People are flattered when a king who is a king unbends to them, but if he looks like a carter they experience no pride in seeing him drive the chariot of State as if it were a cart.

The Court of Bavaria, which had slightly retrieved its former position before 1914, fell between Scylla and Charybdis when the Crown Prince of Bavaria and the Man of Berlin played with the thunderbolts of war. The Wittelsbachs vanished like smoke in the defeat of Prussian ambitions.

They might still have been at Munich if they had furthered legitimate Bavarian ambitions, and judged them from the exclusive point of view of the political and religious needs of their country.

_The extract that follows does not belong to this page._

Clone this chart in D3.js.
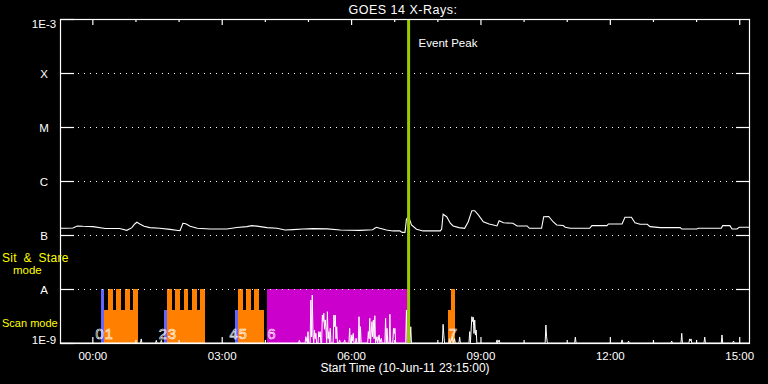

It must be recollected, however, that the German thrones were threatened. Neither the rigid discipline of Berlin, the go-as-you-please rule of Munich, nor the mixed systems which existed between these two extremes could have kept up the anachronism of worn-out forms which the people instinctively rejected by paying more attention year by year to Socialism and Republicanism.

The German kings have vanished. It is not impossible that they may return; if not the same, others, perhaps better qualified to rule. Nations are restricted in their choice as to the methods of government. Monarchy is the form which pleases them, or rather which they tolerate, more often than any other. Monarchy originates from the family principle, which is an eternal principle. The true king is a father. Monarchy may be reborn in Germany and elsewhere, but its powers will be modified and restricted by the times. As it existed in Germany it has been condemned to extinction by reason of its archaism.

The Church alone has the privilege of not becoming obsolete, by the constant return of mankind to an immutable doctrine. Monarchies become obsolete owing to men of the same blood, the same name and the same race who aspire to exist uninfluenced by the constant changes of the conditions of life. When they fall exhausted, then comes the time of the Republic. But because the family principle is the foundation of social existence, and because a Republic favours the individual rather than the family, the Republic in its turn disappears and Monarchy reappears. Such is the way of the world.

Germany would be the first to admit this if she possessed any philosophical sense whatever. It is a popular legend that Germany possesses the philosophical spirit, and nothing is more invincible than a legend. But, as a matter of fact, there is no nation on earth at once more metaphysical and less philosophical than the German nation. Metaphysics alone help her people to dream and to accept these dreams for realities. In no way does it lead them to a condition of wise clear-sightedness.

The German nation has fallen into the pit dug for it by Imperial Prussia. Every Court, important or otherwise, was convinced that Berlin and the Hohenzollerns would be masters of the hour.

Certain showy Monarchies, feeling the pressure of a rather frock-coated Socialism, have tried to accommodate themselves to Social Democracy as Social Democracy adapts itself to them.

Nevertheless, one saw some maintaining their traditional ceremonial undisturbed.